1) I was not addressing the fact that you loose datapoints. I was addressing the issue that in my example the SET instruction doesn't run correctly without setting the sample explicitly on the instruction.
2) In comparing problems 1 and 2 I was referring to that I seem to need a do loop in the second problem while I can use the SET instruction for the full sample, including the individual references. I.e. 1//1998:1 11/2012:1 vs. i//1998:1 i//2012:1 within a do loop. I am puzzled by the need to set the sample in different manners for the two problems. I am not puzzled at all by loosing a datapoint - that goes without saying. :)

Re: Panel Data Operation

Posted: Tue Oct 29, 2013 9:28 am
by TomDoan
What's your ALLOCATE instruction or first DATA range? That sets the default length on a SET instruction. If you make the ALLOCATE instruction cover the full range of the panel data, then you won't have to do an explicit range later on.

Re: Panel Data Operation

Posted: Tue Oct 29, 2013 12:20 pm
by yngvi
This is how I set it up. I never did a separate ALLOCATE for the panel.

Code: Select all

cal(a) 1997:1
all 2012:1
*
open data Indices.xlsx
data(org=obs,format=xlsx) 1997:01 2012:01 CPI W
close data
*
cal(a,panelobs=16) 1997:1
open data Panel.rat
data(format=rats) 1//1997:1 11//2012:1 C YD TFER A
close data
Then I set the ranges on the individual SET instructions.
Thanks for the help.

Re: Panel Data Operation

Posted: Tue Oct 29, 2013 12:43 pm
by yngvi
FYI then I added an ALLOCATE 11/2012:1 instruction.
I still seem to require to put a do loop around the differencing set instructions as per my earlier post.
It's a puzzle but I've got a working program.

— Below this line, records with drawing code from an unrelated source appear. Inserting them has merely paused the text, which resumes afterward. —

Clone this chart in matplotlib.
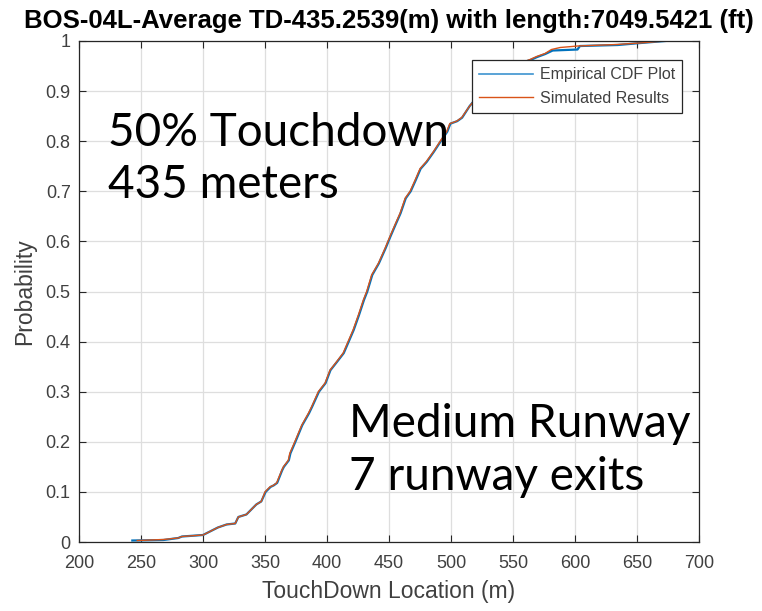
import matplotlib
matplotlib.use("Agg")
import matplotlib.pyplot as plt

# touchdown location (m) and cumulative probability
emp_x = [243, 268, 280, 283, 300, 305.6, 312, 319, 326, 328.5, 335, 343, 347, 350.5,
         354.5, 357, 359.8, 363.8, 365.2, 369.2, 370.5, 374.5, 380, 385.5, 388, 393.5,
         398.8, 402.8, 408.2, 413.5, 417.5, 421.5, 425.8, 429.8, 432.5, 436.5, 441.8,
         447.2, 451.2, 455.2, 459.3, 463.5, 467.5, 471.5, 475.5, 480.5, 486.2, 491.5,
         497, 499.5, 505, 509, 515, 525, 535, 545, 555, 564, 569.5, 576, 582, 602, 604,
         634.5, 653, 672.6]
emp_p = [0.003, 0.004, 0.008, 0.011, 0.014, 0.021, 0.029, 0.035, 0.037, 0.050, 0.055,
         0.075, 0.081, 0.100, 0.110, 0.113, 0.118, 0.143, 0.150, 0.163, 0.177, 0.200,
         0.233, 0.257, 0.270, 0.300, 0.317, 0.343, 0.360, 0.377, 0.400, 0.423, 0.453,
         0.483, 0.500, 0.533, 0.556, 0.586, 0.610, 0.633, 0.656, 0.686, 0.700, 0.722,
         0.745, 0.759, 0.779, 0.799, 0.819, 0.835, 0.840, 0.847, 0.870, 0.900, 0.925,
         0.945, 0.955, 0.962, 0.968, 0.974, 0.981, 0.983, 0.990, 0.992, 0.996, 1.000]

sim_x = [247, 268, 280, 283, 300, 305.6, 312, 319, 326, 328.5, 335, 343, 347, 350,
         354, 356.7, 359.4, 363.5, 364.8, 368.8, 370, 374, 379.6, 385, 387.6, 393,
         398.4, 402.4, 407.8, 413, 417, 421, 425.3, 429.3, 432, 436, 441.4, 446.8,
         450.8, 454.8, 458.9, 463, 467, 471, 475, 480, 485.8, 491, 496.5, 499, 504.6,
         508.6, 515, 525, 535, 545, 555, 563.7, 569, 575.8, 581, 588, 602, 633.6, 652,
         672.6]
sim_p = [0.003, 0.005, 0.008, 0.011, 0.014, 0.021, 0.029, 0.035, 0.037, 0.050, 0.055,
         0.075, 0.081, 0.100, 0.110, 0.113, 0.118, 0.143, 0.150, 0.163, 0.177, 0.200,
         0.233, 0.257, 0.270, 0.300, 0.317, 0.343, 0.360, 0.377, 0.400, 0.423, 0.453,
         0.483, 0.500, 0.533, 0.556, 0.586, 0.610, 0.633, 0.656, 0.686, 0.700, 0.722,
         0.745, 0.759, 0.779, 0.799, 0.819, 0.835, 0.840, 0.847, 0.870, 0.900, 0.925,
         0.945, 0.955, 0.963, 0.969, 0.975, 0.983, 0.987, 0.990, 0.993, 0.996, 1.000]

x_ticks = [200, 250, 300, 350, 400, 450, 500, 550, 600, 650, 700]
y_ticks = [0, 0.1, 0.2, 0.3, 0.4, 0.5, 0.6, 0.7, 0.8, 0.9, 1]
y_tick_labels = ["0", "0.1", "0.2", "0.3", "0.4", "0.5", "0.6", "0.7", "0.8", "0.9", "1"]

axis_col = "#262626"
text_col = "#404040"
plt.rcParams["font.family"] = ["Liberation Sans", "DejaVu Sans"]

fig = plt.figure(figsize=(7.62, 6.11), dpi=100)
ax = fig.add_axes([0.1037, 0.1129, 0.8136, 0.8200])

ax.plot(emp_x, emp_p, color="#0072BD", lw=1.6, label="Empirical CDF Plot")
ax.plot(sim_x, sim_p, color="#D95319", lw=1.0, label="Simulated Results")

ax.set_xlim(200, 700)
ax.set_ylim(0, 1)
ax.set_xticks(x_ticks)
ax.set_yticks(y_ticks)
ax.set_yticklabels(y_tick_labels)
ax.grid(True, color="#dedede", lw=0.9)
ax.set_axisbelow(True)
ax.tick_params(direction="in", length=5, width=0.8, color=axis_col,
               top=True, right=True, labelsize=13, labelcolor=text_col)
ax.tick_params(axis="x", pad=9)
ax.tick_params(axis="y", pad=6)
for s in ax.spines.values():
    s.set_color(axis_col)
    s.set_linewidth(0.9)

ax.set_title("BOS-04L-Average TD-435.2539(m) with length:7049.5421 (ft)",
             fontsize=18.5, fontweight="bold", pad=9, color="black")
ax.set_xlabel("TouchDown Location (m)", fontsize=16.5, color=text_col, labelpad=6)
ax.set_ylabel("Probability", fontsize=16.5, color=text_col, labelpad=7)

leg = ax.legend(loc="upper right", bbox_to_anchor=(0.9726, 0.962), fontsize=11.5,
                handlelength=3.4, frameon=True, fancybox=False, framealpha=1,
                borderpad=0.45, labelspacing=0.55, handletextpad=0.4,
                borderaxespad=0)
leg.get_frame().set_edgecolor(axis_col)
leg.get_frame().set_linewidth(0.9)
leg.get_lines()[0].set_linewidth(1.2)
leg.get_lines()[0].set_color("#3d94d0")
for t in leg.get_texts():
    t.set_color(text_col)

# annotation blocks, placed by baseline in figure pixels
note_font = ["Lato", "DejaVu Sans"]
notes = [("50% Touchdown", 108, 146), ("435 meters", 108, 198),
         ("Medium Runway", 349, 437), ("7 runway exits", 349, 490)]
for txt, px, py in notes:
    fig.text(px / 762, 1 - py / 611, txt, fontsize=33, family=note_font,
             color="black", va="baseline")

fig.savefig("out.png", dpi=100)
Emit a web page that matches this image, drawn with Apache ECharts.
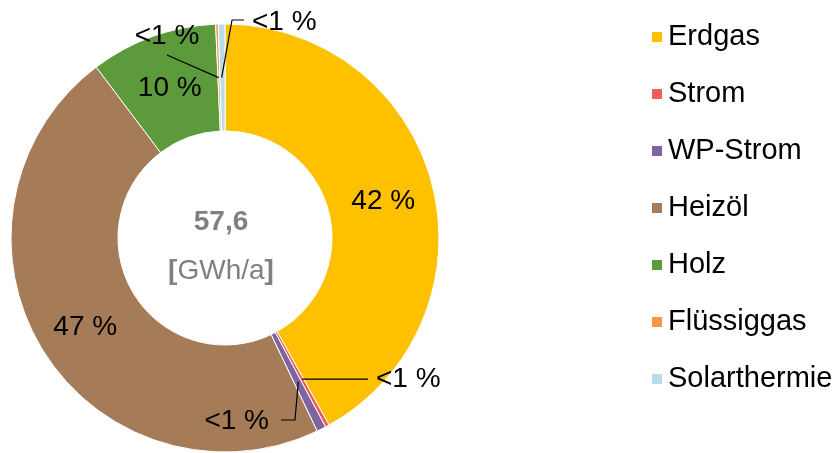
<!DOCTYPE html>
<html>
<head>
<meta charset="utf-8">
<script src="https://cdn.jsdelivr.net/npm/echarts@6/dist/echarts.min.js"></script>
<style>
  html, body { margin: 0; padding: 0; background: #fff; }
  #chart { width: 833px; height: 453px; }
</style>
</head>
<body>
<div id="chart"></div>
<script>
// Energieträger und Anteile (in %)
const categories = ["Erdgas", "Strom", "WP-Strom", "Heizöl", "Holz", "Flüssiggas", "Solarthermie"];
const shares = [42.0, 0.3, 0.7, 46.9, 9.6, 0.2, 0.5];
const colors = ["#FFC000", "#EE5F5B", "#8064A2", "#A67B57", "#5C9A3C", "#F79646", "#B7DEE8"];
const totalText = "57,6";
const unitText = "GWh/a";

const FONT = 'Arial, "Liberation Sans", sans-serif';
const CENTER = [225, 238];
const RADIUS = [107, 214];

// kleine Anteile bekommen Beschriftung mit Führungslinie
const callouts = {
  1: { x: 376, align: "left", bend: (s) => [[368, s[1]]] },
  2: { x: 269, y: 421, align: "right", bend: (s) => [[295, 420], [281, 420]] },
  5: { x: 167, y: 36, align: "center", bend: (s) => [[167, 55]] },
  6: { x: 252, y: 22, align: "left", bend: (s) => [[232, 20], [244, 20]] },
};

const chart = echarts.init(document.getElementById("chart"));

// sichtbare Ringsegmente
const sectorData = categories.map((name, i) => ({
  name: name,
  value: shares[i],
  itemStyle: { color: colors[i] },
}));

// unsichtbare Kopie darüber, nur für Beschriftungen + Linien (liegen so über den Segmenten)
const labelData = categories.map((name, i) => {
  const small = shares[i] < 1;
  return {
    name: name,
    value: shares[i],
    label: { position: small ? "outside" : "inside" },
    labelLine: { show: small },
  };
});

chart.setOption({
  animation: false,
  legend: {
    orient: "vertical",
    left: 645,
    top: 17,
    itemWidth: 12,
    itemHeight: 12,
    itemGap: 27,
    icon: "rect",
    data: categories,
    textStyle: {
      fontFamily: FONT,
      fontSize: 29,
      lineHeight: 30,
      color: "#000",
    },
  },
  graphic: [
    {
      type: "text",
      z: 10,
      style: {
        text: totalText,
        x: 221,
        y: 222,
        textAlign: "center",
        textVerticalAlign: "middle",
        fontFamily: FONT,
        fontSize: 28,
        fontWeight: "bold",
        fill: "#808080",
      },
    },
    {
      type: "text",
      z: 10,
      style: {
        text: "{b|[}" + unitText + "{b|]}",
        x: 221,
        y: 271,
        textAlign: "center",
        textVerticalAlign: "middle",
        fontFamily: FONT,
        fontSize: 28,
        fill: "#808080",
        rich: {
          b: { fontFamily: FONT, fontSize: 28, fontWeight: "bold", color: "#808080" },
        },
      },
    },
  ],
  series: [
    {
      type: "pie",
      center: CENTER,
      radius: RADIUS,
      startAngle: 90,
      clockwise: true,
      silent: true,
      itemStyle: { borderColor: "#fff", borderWidth: 1 },
      label: { show: false },
      labelLine: { show: false },
      data: sectorData,
    },
    {
      type: "pie",
      z: 5,
      center: CENTER,
      radius: RADIUS,
      startAngle: 90,
      clockwise: true,
      silent: true,
      avoidLabelOverlap: false,
      legendHoverLink: false,
      itemStyle: { color: "rgba(0,0,0,0)", borderWidth: 0 },
      label: {
        show: true,
        fontFamily: FONT,
        fontSize: 28,
        color: "#000",
        formatter: (p) => (p.percent < 1 ? "<1 %" : Math.round(p.percent) + " %"),
      },
      labelLine: {
        show: true,
        lineStyle: { color: "#000", width: 1.2 },
      },
      labelLayout: (params) => {
        const c = callouts[params.dataIndex];
        if (!c) return { dy: 4 };
        const r = params.rect;
        const s = [r.x + r.width / 2, r.y + r.height / 2];
        return {
          x: c.x,
          y: c.y != null ? c.y : s[1],
          align: c.align,
          verticalAlign: "middle",
          labelLinePoints: [s].concat(c.bend(s)),
        };
      },
      data: labelData,
    },
  ],
});
</script>
</body>
</html>
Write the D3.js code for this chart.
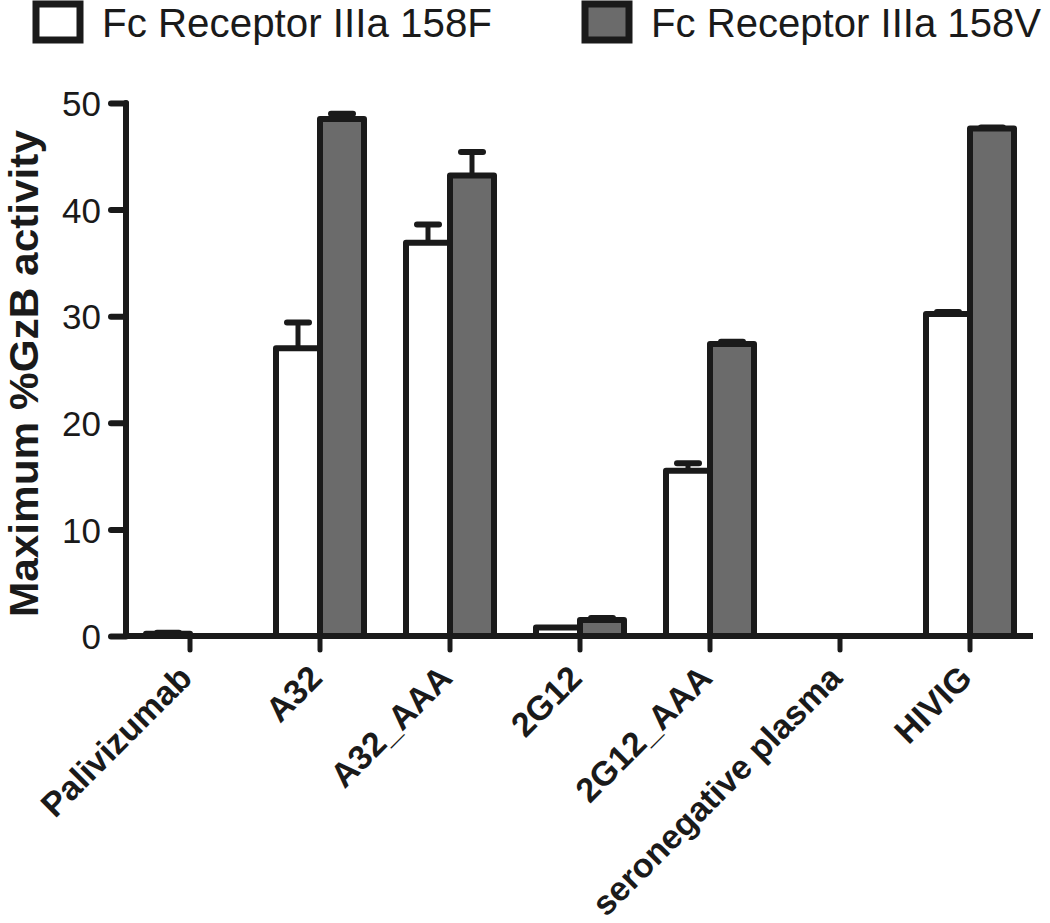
<!DOCTYPE html>
<html><head><meta charset="utf-8">
<script src="https://cdn.jsdelivr.net/npm/d3@7"></script>
<style>body{margin:0;background:#fff}svg{display:block}</style>
</head><body>
<script>
const categories = ["Palivizumab","A32","A32_AAA","2G12","2G12_AAA","seronegative plasma","HIVIG"];
const seriesNames = ["Fc Receptor IIIa 158F","Fc Receptor IIIa 158V"];
const valuesF = [0.2, 27.0, 36.9, 0.8, 15.5, 0, 30.2];
const errorsF = [0.1, 2.4, 1.7, 0, 0.7, 0, 0.2];
const valuesV = [0, 48.5, 43.2, 1.5, 27.4, 0, 47.6];
const errorsV = [0, 0.5, 2.2, 0.2, 0.2, 0, 0.1];
const yTicks = [0,10,20,30,40,50];
const yTitle = "Maximum %GzB activity";

const W=1050,H=923;
const ink="#1a1a1a", grayFill="#6b6b6b";
const svg=d3.select("body").append("svg").attr("width",W).attr("height",H);
const font="'Liberation Sans', Arial, Helvetica, sans-serif";

const y=d3.scaleLinear().domain([0,50]).range([636,103]);
const x=d3.scaleBand().domain(categories).range([125,1035]).paddingInner(0).paddingOuter(0);
const barW=44;

const data=[];
categories.forEach((c,i)=>{
  data.push({c,s:0,v:valuesF[i],e:errorsF[i]});
  data.push({c,s:1,v:valuesV[i],e:errorsV[i]});
});
const cx=d=>x(d.c)+x.bandwidth()/2;
const bx=d=>d.s===0?cx(d)-barW:cx(d);

const g=svg.append("g");
g.selectAll("line.err").data(data.filter(d=>d.e>0)).enter().append("line")
  .attr("x1",d=>bx(d)+barW/2).attr("x2",d=>bx(d)+barW/2)
  .attr("y1",d=>y(d.v)).attr("y2",d=>y(d.v+d.e))
  .attr("stroke",ink).attr("stroke-width",5);
g.selectAll("line.cap").data(data.filter(d=>d.e>0)).enter().append("line")
  .attr("x1",d=>bx(d)+barW/2-11).attr("x2",d=>bx(d)+barW/2+11)
  .attr("y1",d=>y(d.v+d.e)).attr("y2",d=>y(d.v+d.e))
  .attr("stroke",ink).attr("stroke-width",6).attr("stroke-linecap","round");
g.selectAll("rect.bar").data(data.filter(d=>d.v>0)).enter().append("rect")
  .attr("x",d=>bx(d)).attr("width",barW)
  .attr("y",d=>y(d.v)).attr("height",d=>y(0)-y(d.v))
  .attr("fill",d=>d.s===0?"#fff":grayFill)
  .attr("stroke",ink).attr("stroke-width",6).attr("stroke-linejoin","round");

// y axis
const ya=svg.append("g").attr("transform","translate(126,0)")
  .call(d3.axisLeft(y).tickValues(yTicks).tickSize(15).tickPadding(10).tickFormat(d3.format("d")));
ya.select(".domain").attr("d",`M0,${y(50)}V${y(0)}`).attr("stroke",ink).attr("stroke-width",6).attr("stroke-linecap","round");
ya.selectAll(".tick line").attr("stroke",ink).attr("stroke-width",6).attr("stroke-linecap","round");
ya.selectAll(".tick text").attr("font-family",font).attr("font-size",35).attr("fill",ink).attr("dy","0.36em");

// x axis
const xa=svg.append("g").attr("transform",`translate(0,${y(0)})`)
  .call(d3.axisBottom(x).tickSize(14).tickFormat(""));
xa.select(".domain").attr("d","M124,0H1033").attr("stroke",ink).attr("stroke-width",6);
xa.selectAll(".tick line").attr("stroke",ink).attr("stroke-width",5).attr("stroke-linecap","round");
xa.selectAll(".tick text").remove();
svg.append("g").selectAll("text").data(categories).enter().append("text")
  .attr("transform",d=>`translate(${x(d)+x.bandwidth()/2+4},${y(0)+44}) rotate(-45)`)
  .attr("text-anchor","end").attr("font-family",font).attr("font-weight","bold")
  .attr("font-size",34).attr("fill",ink).text(d=>d);

// y title
svg.append("text").attr("transform",`translate(38,${(y(0)+y(50))/2+4}) rotate(-90)`)
  .attr("text-anchor","middle").attr("font-family",font).attr("font-weight","bold")
  .attr("font-size",40).attr("fill",ink).attr("textLength",487).attr("lengthAdjust","spacingAndGlyphs").text(yTitle);

// legend
const leg=svg.append("g");
const legX=[36,585];
seriesNames.forEach((n,i)=>{
  leg.append("rect").attr("x",legX[i]).attr("y",4).attr("width",44).attr("height",36)
    .attr("fill",i===0?"#fff":grayFill).attr("stroke",ink).attr("stroke-width",7);
  leg.append("text").attr("x",legX[i]+66).attr("y",37).attr("font-family",font)
    .attr("font-size",40).attr("fill",ink).attr("textLength",390)
    .attr("lengthAdjust","spacingAndGlyphs").text(n);
});
</script>
</body></html>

BTW do you have any documentation on the MOVE instruction.

Many thanks again.

Re: Panel Data Operation

Posted: Tue Oct 29, 2013 1:46 pm
by TomDoan
If you do the ALLOCATE for the panel range, you shouldn't have to loop over the individuals.

The syntax for MOVE is

move series start end newseries newstart

It doesn't look at panel boundaries, so just shifts data around between series and newseries.